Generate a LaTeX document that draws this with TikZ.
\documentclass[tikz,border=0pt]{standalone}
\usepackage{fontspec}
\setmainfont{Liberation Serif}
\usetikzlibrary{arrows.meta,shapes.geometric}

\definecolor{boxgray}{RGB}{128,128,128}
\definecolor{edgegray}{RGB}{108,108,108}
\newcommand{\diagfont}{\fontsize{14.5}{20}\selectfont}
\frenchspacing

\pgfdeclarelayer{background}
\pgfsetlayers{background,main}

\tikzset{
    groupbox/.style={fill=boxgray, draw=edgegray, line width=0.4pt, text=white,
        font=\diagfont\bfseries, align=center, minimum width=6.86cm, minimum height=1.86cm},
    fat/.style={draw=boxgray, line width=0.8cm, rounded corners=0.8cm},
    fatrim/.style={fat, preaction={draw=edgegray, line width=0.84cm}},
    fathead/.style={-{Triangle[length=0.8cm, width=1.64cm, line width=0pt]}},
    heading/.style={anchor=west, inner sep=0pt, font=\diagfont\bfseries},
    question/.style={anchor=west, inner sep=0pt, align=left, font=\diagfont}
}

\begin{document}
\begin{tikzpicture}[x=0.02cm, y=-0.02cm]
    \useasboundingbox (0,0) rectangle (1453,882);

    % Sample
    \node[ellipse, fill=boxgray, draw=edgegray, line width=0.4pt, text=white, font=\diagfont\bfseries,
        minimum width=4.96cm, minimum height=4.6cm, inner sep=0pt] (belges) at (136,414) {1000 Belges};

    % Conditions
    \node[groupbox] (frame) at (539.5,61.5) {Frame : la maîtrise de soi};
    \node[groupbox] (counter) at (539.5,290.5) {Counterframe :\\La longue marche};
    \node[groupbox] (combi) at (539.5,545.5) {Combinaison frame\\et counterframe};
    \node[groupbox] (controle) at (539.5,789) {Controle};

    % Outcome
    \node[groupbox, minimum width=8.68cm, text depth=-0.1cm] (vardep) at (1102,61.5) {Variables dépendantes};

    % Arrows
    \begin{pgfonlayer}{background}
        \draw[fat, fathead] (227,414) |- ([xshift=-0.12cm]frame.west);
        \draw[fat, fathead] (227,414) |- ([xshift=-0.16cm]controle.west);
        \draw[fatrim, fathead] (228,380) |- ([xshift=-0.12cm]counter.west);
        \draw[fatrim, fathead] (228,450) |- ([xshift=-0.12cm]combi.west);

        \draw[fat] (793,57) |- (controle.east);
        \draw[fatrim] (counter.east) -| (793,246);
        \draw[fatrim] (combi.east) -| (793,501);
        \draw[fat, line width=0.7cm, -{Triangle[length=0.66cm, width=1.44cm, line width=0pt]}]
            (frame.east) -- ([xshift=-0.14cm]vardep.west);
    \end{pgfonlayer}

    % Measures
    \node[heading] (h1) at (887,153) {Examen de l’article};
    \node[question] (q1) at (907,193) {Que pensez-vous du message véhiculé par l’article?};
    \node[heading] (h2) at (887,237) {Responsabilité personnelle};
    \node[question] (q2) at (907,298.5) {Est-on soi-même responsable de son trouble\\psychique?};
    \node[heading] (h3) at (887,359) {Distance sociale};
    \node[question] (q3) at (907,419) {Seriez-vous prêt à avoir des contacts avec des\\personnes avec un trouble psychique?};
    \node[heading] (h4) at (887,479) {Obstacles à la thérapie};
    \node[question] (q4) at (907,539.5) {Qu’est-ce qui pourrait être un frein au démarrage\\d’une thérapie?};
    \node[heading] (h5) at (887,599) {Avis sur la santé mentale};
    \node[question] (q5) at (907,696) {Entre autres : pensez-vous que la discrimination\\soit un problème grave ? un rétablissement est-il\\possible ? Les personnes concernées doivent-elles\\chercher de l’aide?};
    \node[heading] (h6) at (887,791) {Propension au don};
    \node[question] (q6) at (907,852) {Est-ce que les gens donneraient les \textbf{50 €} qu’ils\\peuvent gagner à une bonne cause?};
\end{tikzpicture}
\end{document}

_ _ _ _

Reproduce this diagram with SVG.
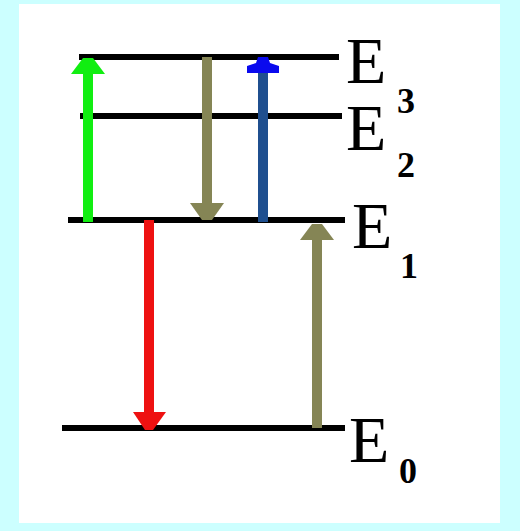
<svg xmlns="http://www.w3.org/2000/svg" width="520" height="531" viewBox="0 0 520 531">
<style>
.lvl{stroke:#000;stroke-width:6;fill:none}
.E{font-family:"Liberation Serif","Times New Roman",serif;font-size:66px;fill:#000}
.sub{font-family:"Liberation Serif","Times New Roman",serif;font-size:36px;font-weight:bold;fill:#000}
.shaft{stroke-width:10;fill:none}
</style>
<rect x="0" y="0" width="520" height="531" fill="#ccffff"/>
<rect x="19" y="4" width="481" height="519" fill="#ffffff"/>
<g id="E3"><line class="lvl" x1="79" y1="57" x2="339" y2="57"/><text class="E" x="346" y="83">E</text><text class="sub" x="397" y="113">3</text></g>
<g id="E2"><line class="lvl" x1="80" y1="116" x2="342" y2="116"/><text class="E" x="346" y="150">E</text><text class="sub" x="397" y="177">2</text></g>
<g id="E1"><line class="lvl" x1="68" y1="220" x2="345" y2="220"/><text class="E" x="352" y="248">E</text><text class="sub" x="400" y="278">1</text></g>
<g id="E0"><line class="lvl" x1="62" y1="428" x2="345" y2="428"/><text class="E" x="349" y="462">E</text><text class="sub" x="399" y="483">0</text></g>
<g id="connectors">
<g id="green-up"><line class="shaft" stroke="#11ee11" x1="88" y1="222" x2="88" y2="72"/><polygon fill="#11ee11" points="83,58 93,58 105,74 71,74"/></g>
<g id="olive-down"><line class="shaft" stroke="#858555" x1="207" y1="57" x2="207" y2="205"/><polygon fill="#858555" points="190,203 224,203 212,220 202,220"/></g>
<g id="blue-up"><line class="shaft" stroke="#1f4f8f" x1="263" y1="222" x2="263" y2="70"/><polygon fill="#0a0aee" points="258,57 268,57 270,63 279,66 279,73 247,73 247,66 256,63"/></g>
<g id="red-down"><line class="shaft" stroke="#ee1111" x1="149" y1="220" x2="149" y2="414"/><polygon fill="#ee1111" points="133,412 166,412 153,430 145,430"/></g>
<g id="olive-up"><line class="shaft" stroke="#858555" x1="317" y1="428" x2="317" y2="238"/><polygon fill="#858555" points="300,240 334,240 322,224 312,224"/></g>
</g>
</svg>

_ _ _ _

List each line of the entries that holds the string "with".

OUTPUT OF THE TASK:
Generate a LaTeX document that draws this with TikZ.
Reproduce this diagram with SVG.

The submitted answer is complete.